Someone thanked me yesterday & I tried to say “You’re welcome” & “No problem” at the same time. It came out as “Your problem.”
“Your highness, an egg has fallen off a wall”
“Send all my men”
“But excellency I…”
“And all of my horses too”
“I don’t…”
“ALL OF THEM!”
I love that spiderman sits like that. That’s not a spider thing. Spiders don’t do that. But spiderman does.
Snacking on regular m&m’s and peanuts because I refuse to have my chocolate to peanut ratio dictated by some big corporation
I’m not arguing with anyone who has their own picture as their lock screen. I stepped out of line and I apologize.
This has made my week.
My wife just shouted “I’M NOT A MIND READER” during an argument that began with her saying “I know what you’re thinking”
[Day after Xmas]
7am: I am detoxing today, only fruit and liquids for me
9am: There are worse things than eating 14 cookies for breakfast
It’s almost as if the kids at this campsite don’t get how funny it is that I bust in their tent at 4am wearing a clown suit & holding an ax.
The Jaws theme stays on during sex.
Age ceases to be just a number everytime the airline announces seating queue priority
Accidentally cut an old cat-5 cable and now the basement is flooded with internet.
*gets to heaven*
omg grandpa!!
grandpa: *charging at me* you wore a jean jacket to my funeral you piece of shit
In a cementary, I saw a guy crouching behind a tombstone. Morning, I said. No, he said, just taking a dump… .
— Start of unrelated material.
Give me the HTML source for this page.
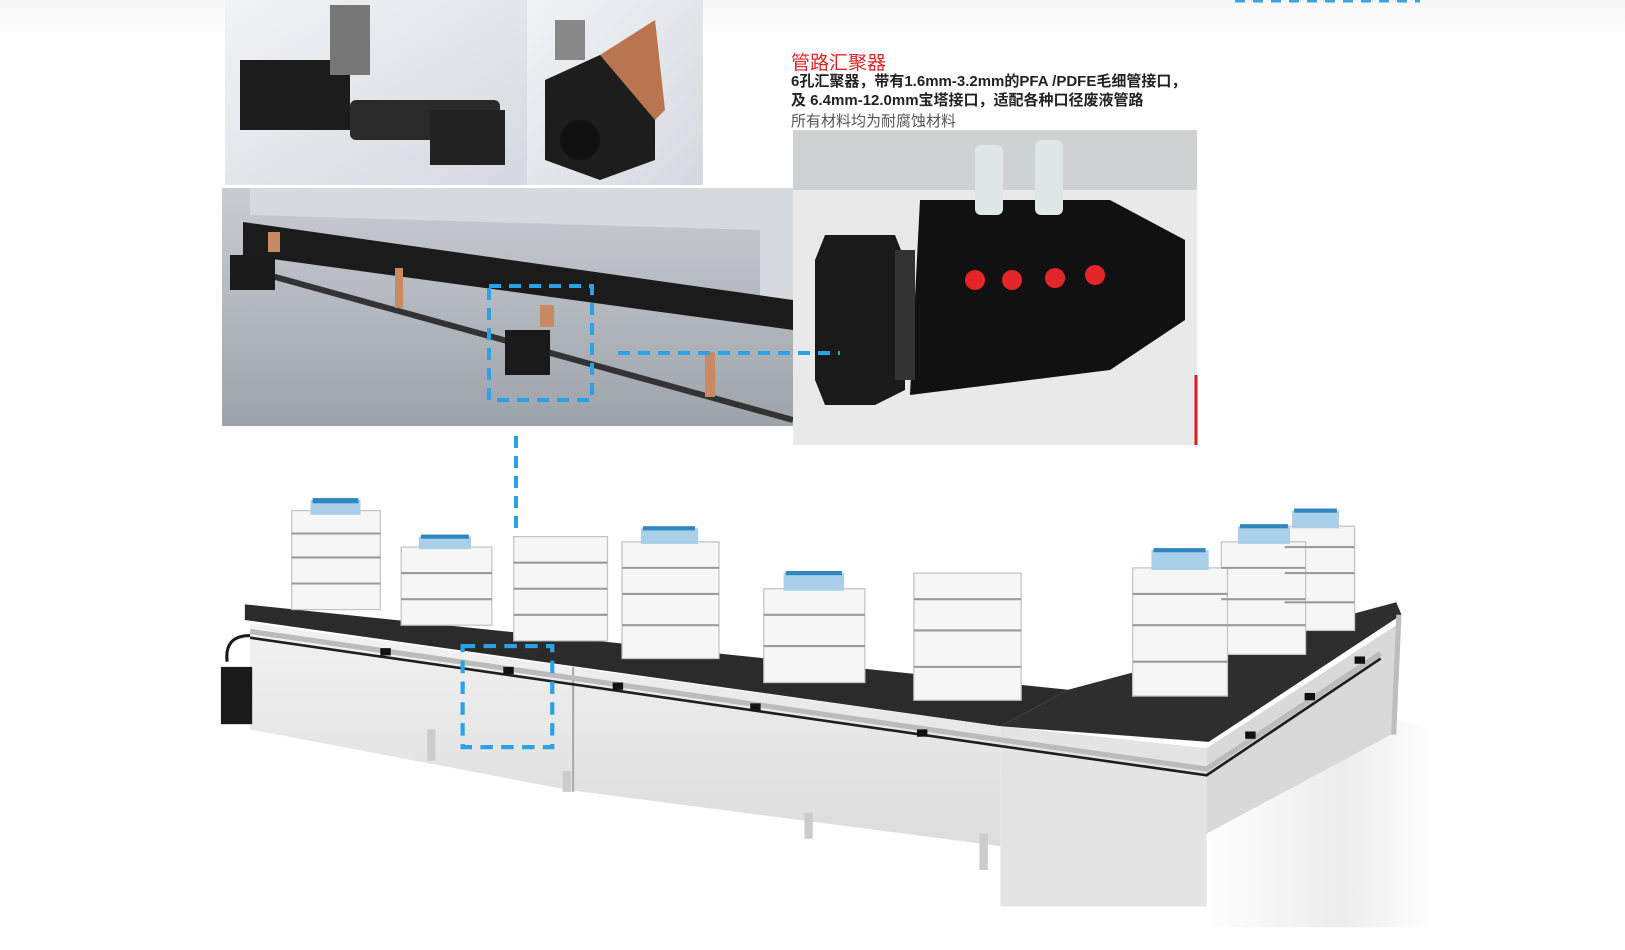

“I’m so hungry, I could eat a human baby.” Everyone in Whole Foods stares at me stunned “Corn-fed organic of course, I’m not a monster.”
[Creation]
ANGEL: Ok, bats are done. We just need to decide how they sleepGOD: [on his phone] Hang on
ANGEL: [writing] Bit weird but ok
My boyfriend told me to stop acting like a flamingo so I had to put my foot down
I (a Nigerian Prince) have been having some thoughts about getting gold into America and wondered if you were in a good space mentally to send me your credit card info
There’s a fine line between flirty and creepy. And that line is called being good looking.
Things books give you unrealistic expectations for:
-mysteriously inheriting from a stranger
-solving murders with zero actual training
-anything romantic ever
If your job doesn’t have a dress code, start wearing scrubs to it. Don’t say anything just do it and don’t answer any questions about it either
Why even name your cat, it’s not going to listen to you.
Horrifying if literal: shit storm
Husband: I’m stopping for a burger. Do you want anything?
Me: No, I’m good.
Husband: Are you sure?
Me: Ok, just a small order of fries…
and if you can a coke…
and a cheeseburger…
Can you also swing by Taco Bell?
*dipping a tortilla chip into an active volcano*
Me: This salsa is spicy
How do you tell someone that they’re not smart enough to manipulate you, without hurting their feelings?
[hurls martini into roaring fireplace] WHO TOLD MY DAD ABOUT THE INTERNET
Me [seeing they want to give teachers guns because there are guns in schools]: There are also drugs in schools.